Task »
Provide only the number of lines where "seaborn" occurs.

Dataset entries »
******

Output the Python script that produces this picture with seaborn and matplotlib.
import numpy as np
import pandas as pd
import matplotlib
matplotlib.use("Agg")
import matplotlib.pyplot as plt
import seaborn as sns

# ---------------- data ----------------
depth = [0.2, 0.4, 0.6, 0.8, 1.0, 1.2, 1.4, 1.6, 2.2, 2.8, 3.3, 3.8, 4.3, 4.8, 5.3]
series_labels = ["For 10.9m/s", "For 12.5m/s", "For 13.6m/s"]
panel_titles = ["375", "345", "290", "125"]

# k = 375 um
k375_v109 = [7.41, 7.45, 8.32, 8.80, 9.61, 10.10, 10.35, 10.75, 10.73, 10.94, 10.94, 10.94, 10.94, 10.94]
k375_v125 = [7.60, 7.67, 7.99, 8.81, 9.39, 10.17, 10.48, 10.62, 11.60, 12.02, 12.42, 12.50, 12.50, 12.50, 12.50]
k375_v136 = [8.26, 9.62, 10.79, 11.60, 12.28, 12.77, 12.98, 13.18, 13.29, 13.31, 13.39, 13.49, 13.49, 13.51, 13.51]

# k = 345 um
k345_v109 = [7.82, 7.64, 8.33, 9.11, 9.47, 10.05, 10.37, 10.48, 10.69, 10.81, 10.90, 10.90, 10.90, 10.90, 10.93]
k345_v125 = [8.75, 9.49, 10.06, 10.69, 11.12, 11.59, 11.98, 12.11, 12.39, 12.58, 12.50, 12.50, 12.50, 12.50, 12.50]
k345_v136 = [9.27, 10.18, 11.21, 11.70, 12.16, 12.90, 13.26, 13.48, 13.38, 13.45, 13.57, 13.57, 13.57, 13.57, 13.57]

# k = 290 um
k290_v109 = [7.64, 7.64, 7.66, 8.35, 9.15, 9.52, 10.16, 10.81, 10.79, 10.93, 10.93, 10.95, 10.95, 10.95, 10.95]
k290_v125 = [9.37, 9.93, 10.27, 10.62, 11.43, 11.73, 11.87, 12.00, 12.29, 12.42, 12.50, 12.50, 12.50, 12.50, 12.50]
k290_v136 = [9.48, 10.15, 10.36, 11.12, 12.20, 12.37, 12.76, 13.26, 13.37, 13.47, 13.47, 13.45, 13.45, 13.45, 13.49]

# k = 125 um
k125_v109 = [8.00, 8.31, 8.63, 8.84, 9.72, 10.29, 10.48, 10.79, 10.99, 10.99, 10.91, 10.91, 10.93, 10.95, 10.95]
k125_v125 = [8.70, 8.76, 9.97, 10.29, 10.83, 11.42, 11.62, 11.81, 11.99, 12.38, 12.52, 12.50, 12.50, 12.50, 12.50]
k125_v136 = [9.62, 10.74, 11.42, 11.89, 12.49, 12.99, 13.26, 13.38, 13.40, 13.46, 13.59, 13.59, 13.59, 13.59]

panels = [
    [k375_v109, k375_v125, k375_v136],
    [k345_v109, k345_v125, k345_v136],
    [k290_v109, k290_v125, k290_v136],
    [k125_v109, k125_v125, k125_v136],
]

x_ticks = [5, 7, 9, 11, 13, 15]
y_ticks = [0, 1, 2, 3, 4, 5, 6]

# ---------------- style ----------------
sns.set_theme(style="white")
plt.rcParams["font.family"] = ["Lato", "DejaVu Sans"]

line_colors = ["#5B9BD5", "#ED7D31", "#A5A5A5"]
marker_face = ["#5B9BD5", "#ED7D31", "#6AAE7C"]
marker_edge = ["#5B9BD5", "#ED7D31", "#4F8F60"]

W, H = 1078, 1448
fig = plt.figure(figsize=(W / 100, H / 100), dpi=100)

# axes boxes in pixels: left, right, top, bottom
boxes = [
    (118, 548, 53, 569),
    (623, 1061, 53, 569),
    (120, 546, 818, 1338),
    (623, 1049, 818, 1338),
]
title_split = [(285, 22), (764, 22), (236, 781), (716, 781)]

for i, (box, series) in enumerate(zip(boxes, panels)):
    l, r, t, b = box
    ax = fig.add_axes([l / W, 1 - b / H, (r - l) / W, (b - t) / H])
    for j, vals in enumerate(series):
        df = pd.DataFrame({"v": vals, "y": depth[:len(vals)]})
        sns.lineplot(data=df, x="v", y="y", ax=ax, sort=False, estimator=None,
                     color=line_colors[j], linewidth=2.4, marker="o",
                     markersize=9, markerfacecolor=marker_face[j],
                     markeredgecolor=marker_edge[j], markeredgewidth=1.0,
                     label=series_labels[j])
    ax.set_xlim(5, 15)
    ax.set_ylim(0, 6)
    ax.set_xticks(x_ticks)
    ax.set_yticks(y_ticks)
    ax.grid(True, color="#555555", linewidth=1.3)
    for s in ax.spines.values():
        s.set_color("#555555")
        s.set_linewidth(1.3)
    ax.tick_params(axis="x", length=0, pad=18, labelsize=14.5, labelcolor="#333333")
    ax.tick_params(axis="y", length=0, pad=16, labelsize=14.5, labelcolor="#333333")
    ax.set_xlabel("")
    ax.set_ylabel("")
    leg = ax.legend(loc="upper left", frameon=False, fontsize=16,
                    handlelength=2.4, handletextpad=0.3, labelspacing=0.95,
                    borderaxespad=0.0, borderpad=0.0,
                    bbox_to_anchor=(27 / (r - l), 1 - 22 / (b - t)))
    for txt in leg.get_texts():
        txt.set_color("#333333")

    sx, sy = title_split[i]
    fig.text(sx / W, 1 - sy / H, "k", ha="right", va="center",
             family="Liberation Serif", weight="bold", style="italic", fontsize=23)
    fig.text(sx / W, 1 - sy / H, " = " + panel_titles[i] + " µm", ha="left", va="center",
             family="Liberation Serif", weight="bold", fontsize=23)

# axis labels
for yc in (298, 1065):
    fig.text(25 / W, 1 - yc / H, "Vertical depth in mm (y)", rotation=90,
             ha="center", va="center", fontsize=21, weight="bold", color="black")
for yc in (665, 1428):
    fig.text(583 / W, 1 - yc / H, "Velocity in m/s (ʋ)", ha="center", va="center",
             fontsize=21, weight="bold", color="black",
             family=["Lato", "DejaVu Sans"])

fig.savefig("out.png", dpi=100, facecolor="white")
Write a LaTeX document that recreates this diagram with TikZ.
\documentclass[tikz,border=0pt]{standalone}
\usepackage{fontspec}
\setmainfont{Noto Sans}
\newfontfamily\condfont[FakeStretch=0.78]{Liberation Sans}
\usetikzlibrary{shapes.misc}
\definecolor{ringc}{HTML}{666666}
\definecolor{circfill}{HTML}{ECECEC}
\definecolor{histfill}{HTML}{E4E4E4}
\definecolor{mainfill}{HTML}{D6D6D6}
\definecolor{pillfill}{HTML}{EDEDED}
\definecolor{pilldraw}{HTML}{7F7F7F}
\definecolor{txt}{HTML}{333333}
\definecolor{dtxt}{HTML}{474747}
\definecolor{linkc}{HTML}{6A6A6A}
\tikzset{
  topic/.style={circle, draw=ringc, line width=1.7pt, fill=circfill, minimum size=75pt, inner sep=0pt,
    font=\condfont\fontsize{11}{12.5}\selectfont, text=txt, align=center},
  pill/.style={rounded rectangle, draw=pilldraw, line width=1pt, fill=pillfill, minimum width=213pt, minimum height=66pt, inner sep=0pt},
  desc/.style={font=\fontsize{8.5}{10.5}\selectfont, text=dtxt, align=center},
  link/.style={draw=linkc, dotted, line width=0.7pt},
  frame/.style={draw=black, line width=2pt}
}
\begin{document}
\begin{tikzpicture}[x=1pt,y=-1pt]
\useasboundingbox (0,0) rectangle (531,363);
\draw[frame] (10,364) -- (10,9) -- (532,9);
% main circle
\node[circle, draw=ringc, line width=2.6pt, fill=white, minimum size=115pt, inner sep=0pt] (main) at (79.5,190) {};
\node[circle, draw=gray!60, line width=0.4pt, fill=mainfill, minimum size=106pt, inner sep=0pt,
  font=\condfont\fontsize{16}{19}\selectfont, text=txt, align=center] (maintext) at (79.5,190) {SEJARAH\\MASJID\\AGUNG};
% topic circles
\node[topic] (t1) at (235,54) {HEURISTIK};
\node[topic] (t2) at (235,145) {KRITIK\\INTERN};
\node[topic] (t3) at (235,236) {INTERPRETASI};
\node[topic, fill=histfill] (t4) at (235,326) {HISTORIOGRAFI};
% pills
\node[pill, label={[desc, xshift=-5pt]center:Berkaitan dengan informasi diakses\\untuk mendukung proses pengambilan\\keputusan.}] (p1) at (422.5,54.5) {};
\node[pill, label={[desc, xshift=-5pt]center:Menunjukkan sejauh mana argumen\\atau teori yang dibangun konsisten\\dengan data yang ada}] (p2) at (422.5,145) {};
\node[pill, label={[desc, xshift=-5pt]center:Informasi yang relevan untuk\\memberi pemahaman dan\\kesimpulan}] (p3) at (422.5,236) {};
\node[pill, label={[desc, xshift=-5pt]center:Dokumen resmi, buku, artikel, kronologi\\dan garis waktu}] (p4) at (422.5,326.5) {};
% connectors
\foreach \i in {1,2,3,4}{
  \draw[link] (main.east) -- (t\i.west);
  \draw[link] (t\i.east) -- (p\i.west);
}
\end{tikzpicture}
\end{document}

******

Correct result »
2